## Extracted data:

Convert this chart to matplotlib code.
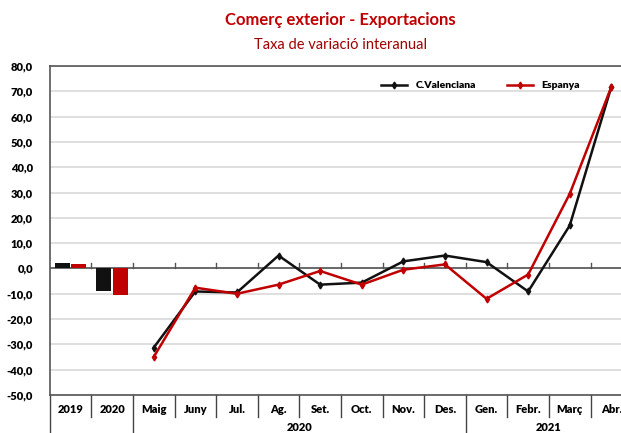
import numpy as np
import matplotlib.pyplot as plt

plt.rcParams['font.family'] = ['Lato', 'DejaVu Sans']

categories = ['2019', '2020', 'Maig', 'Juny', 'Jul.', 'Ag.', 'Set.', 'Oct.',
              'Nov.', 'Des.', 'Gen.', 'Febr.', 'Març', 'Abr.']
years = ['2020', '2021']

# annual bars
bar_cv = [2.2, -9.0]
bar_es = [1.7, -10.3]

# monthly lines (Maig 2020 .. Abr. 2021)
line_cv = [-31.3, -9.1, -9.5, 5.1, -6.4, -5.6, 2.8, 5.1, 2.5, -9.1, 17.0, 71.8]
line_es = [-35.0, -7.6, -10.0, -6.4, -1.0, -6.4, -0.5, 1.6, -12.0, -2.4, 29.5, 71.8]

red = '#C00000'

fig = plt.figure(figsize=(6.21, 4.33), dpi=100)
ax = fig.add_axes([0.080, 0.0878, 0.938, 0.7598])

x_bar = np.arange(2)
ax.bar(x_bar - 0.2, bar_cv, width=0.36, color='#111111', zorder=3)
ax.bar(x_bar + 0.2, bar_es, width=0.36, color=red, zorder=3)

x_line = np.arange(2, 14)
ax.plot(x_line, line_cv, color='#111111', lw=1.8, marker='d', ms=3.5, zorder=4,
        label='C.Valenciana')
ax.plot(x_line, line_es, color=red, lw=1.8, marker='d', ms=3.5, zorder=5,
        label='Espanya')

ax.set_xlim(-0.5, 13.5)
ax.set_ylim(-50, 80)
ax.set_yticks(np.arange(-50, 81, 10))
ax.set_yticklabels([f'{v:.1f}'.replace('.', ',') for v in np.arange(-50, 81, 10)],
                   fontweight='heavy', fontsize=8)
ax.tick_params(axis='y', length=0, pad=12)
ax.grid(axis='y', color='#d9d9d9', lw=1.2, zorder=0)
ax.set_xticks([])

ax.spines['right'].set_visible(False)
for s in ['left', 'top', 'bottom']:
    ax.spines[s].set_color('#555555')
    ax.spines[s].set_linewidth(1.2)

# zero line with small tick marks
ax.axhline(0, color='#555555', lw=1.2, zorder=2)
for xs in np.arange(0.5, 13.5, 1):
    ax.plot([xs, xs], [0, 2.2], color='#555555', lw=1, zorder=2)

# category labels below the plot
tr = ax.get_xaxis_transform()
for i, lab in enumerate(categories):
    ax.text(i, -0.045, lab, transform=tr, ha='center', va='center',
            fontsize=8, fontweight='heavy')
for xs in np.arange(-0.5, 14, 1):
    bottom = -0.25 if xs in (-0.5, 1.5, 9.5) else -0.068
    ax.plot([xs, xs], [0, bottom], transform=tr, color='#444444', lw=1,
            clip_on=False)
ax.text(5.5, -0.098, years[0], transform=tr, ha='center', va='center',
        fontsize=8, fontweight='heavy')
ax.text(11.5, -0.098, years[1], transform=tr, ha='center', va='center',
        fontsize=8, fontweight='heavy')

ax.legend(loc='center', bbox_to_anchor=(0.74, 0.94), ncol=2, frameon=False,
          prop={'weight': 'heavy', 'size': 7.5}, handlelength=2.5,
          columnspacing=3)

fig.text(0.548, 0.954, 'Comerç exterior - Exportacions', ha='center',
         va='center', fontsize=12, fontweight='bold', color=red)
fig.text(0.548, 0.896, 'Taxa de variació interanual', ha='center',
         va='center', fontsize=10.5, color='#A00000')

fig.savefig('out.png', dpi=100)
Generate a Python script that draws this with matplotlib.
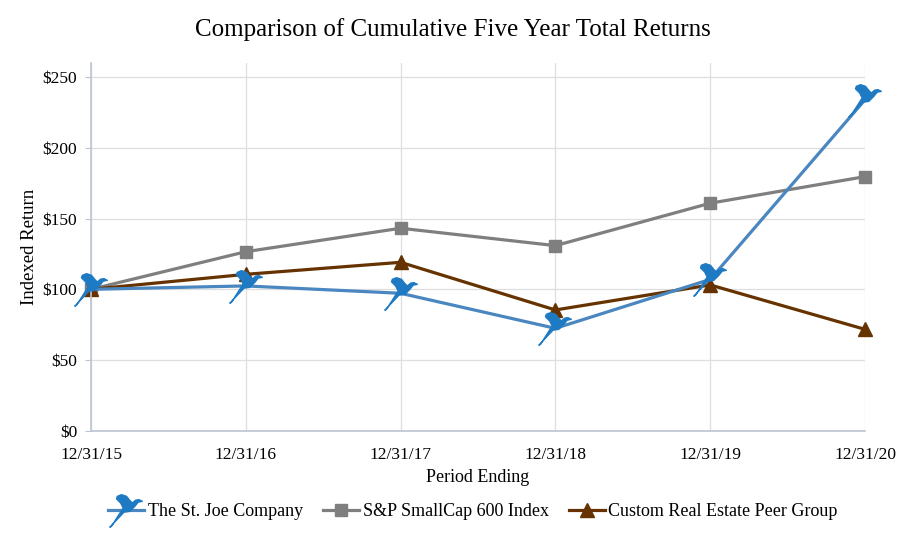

## Exercise instructions:
Would you mind returning each entry above word for word, skipping the images?

## The completed task:
Convert this chart to matplotlib code.
import numpy as np
import matplotlib.pyplot as plt

plt.rcParams['font.family'] = ['Lato', 'DejaVu Sans']

categories = ['2019', '2020', 'Maig', 'Juny', 'Jul.', 'Ag.', 'Set.', 'Oct.',
              'Nov.', 'Des.', 'Gen.', 'Febr.', 'Març', 'Abr.']
years = ['2020', '2021']

# annual bars
bar_cv = [2.2, -9.0]
bar_es = [1.7, -10.3]

# monthly lines (Maig 2020 .. Abr. 2021)
line_cv = [-31.3, -9.1, -9.5, 5.1, -6.4, -5.6, 2.8, 5.1, 2.5, -9.1, 17.0, 71.8]
line_es = [-35.0, -7.6, -10.0, -6.4, -1.0, -6.4, -0.5, 1.6, -12.0, -2.4, 29.5, 71.8]

red = '#C00000'

fig = plt.figure(figsize=(6.21, 4.33), dpi=100)
ax = fig.add_axes([0.080, 0.0878, 0.938, 0.7598])

x_bar = np.arange(2)
ax.bar(x_bar - 0.2, bar_cv, width=0.36, color='#111111', zorder=3)
ax.bar(x_bar + 0.2, bar_es, width=0.36, color=red, zorder=3)

x_line = np.arange(2, 14)
ax.plot(x_line, line_cv, color='#111111', lw=1.8, marker='d', ms=3.5, zorder=4,
        label='C.Valenciana')
ax.plot(x_line, line_es, color=red, lw=1.8, marker='d', ms=3.5, zorder=5,
        label='Espanya')

ax.set_xlim(-0.5, 13.5)
ax.set_ylim(-50, 80)
ax.set_yticks(np.arange(-50, 81, 10))
ax.set_yticklabels([f'{v:.1f}'.replace('.', ',') for v in np.arange(-50, 81, 10)],
                   fontweight='heavy', fontsize=8)
ax.tick_params(axis='y', length=0, pad=12)
ax.grid(axis='y', color='#d9d9d9', lw=1.2, zorder=0)
ax.set_xticks([])

ax.spines['right'].set_visible(False)
for s in ['left', 'top', 'bottom']:
    ax.spines[s].set_color('#555555')
    ax.spines[s].set_linewidth(1.2)

# zero line with small tick marks
ax.axhline(0, color='#555555', lw=1.2, zorder=2)
for xs in np.arange(0.5, 13.5, 1):
    ax.plot([xs, xs], [0, 2.2], color='#555555', lw=1, zorder=2)

# category labels below the plot
tr = ax.get_xaxis_transform()
for i, lab in enumerate(categories):
    ax.text(i, -0.045, lab, transform=tr, ha='center', va='center',
            fontsize=8, fontweight='heavy')
for xs in np.arange(-0.5, 14, 1):
    bottom = -0.25 if xs in (-0.5, 1.5, 9.5) else -0.068
    ax.plot([xs, xs], [0, bottom], transform=tr, color='#444444', lw=1,
            clip_on=False)
ax.text(5.5, -0.098, years[0], transform=tr, ha='center', va='center',
        fontsize=8, fontweight='heavy')
ax.text(11.5, -0.098, years[1], transform=tr, ha='center', va='center',
        fontsize=8, fontweight='heavy')

ax.legend(loc='center', bbox_to_anchor=(0.74, 0.94), ncol=2, frameon=False,
          prop={'weight': 'heavy', 'size': 7.5}, handlelength=2.5,
          columnspacing=3)

fig.text(0.548, 0.954, 'Comerç exterior - Exportacions', ha='center',
         va='center', fontsize=12, fontweight='bold', color=red)
fig.text(0.548, 0.896, 'Taxa de variació interanual', ha='center',
         va='center', fontsize=10.5, color='#A00000')

fig.savefig('out.png', dpi=100)
Generate a Python script that draws this with matplotlib.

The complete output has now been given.